GSEU surveyed 2,121 teaching and research assistants — 18 percent of Columbia’s graduate and professional students — on the issue of unionization.

Columbia Graduate School Vice President Henry Pinkham criticized GSEU’s survey tactics in an interview with the Columbia Spectator.

“I wish they would have public discussion about this, but instead they [surveyed students] in complete secrecy,” Pinkham told the Spectator, the student newspaper. “How did they get students to fill out the cards?

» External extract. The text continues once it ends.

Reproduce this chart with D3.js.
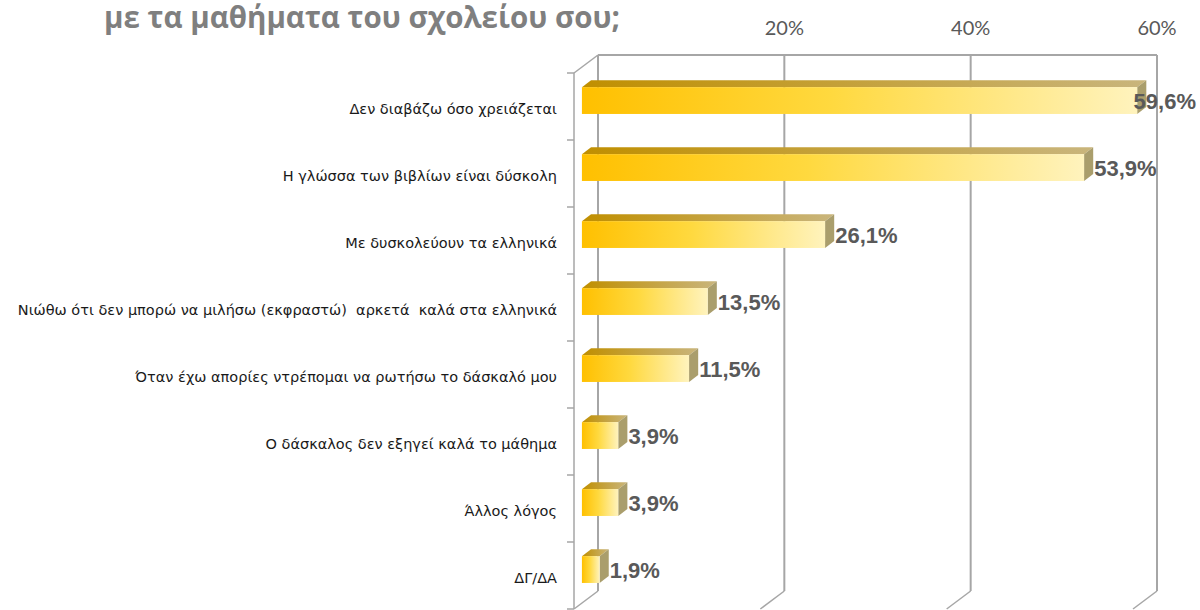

They cornered them … This is not a democratic way of doing business.”

GSEU only surveyed teaching and research assistants because they are the only potential members of the union the group is trying to form, GSEU spokesman David Carpio said.

“Every individual graduate student has a different issue that they want to see improved at the university and unionization gives us the power to actually negotiate over a variety of issues that are important to us that actually shape our lives,” Carpio said.

Paterson’s announcement brings a high profile to Columbia’s labor activity. Last week, members of Columbia’s clerical worker’s union, who have been in contract negotiations with the university for the past six months, voted by nearly 85 percent to authorize a strike.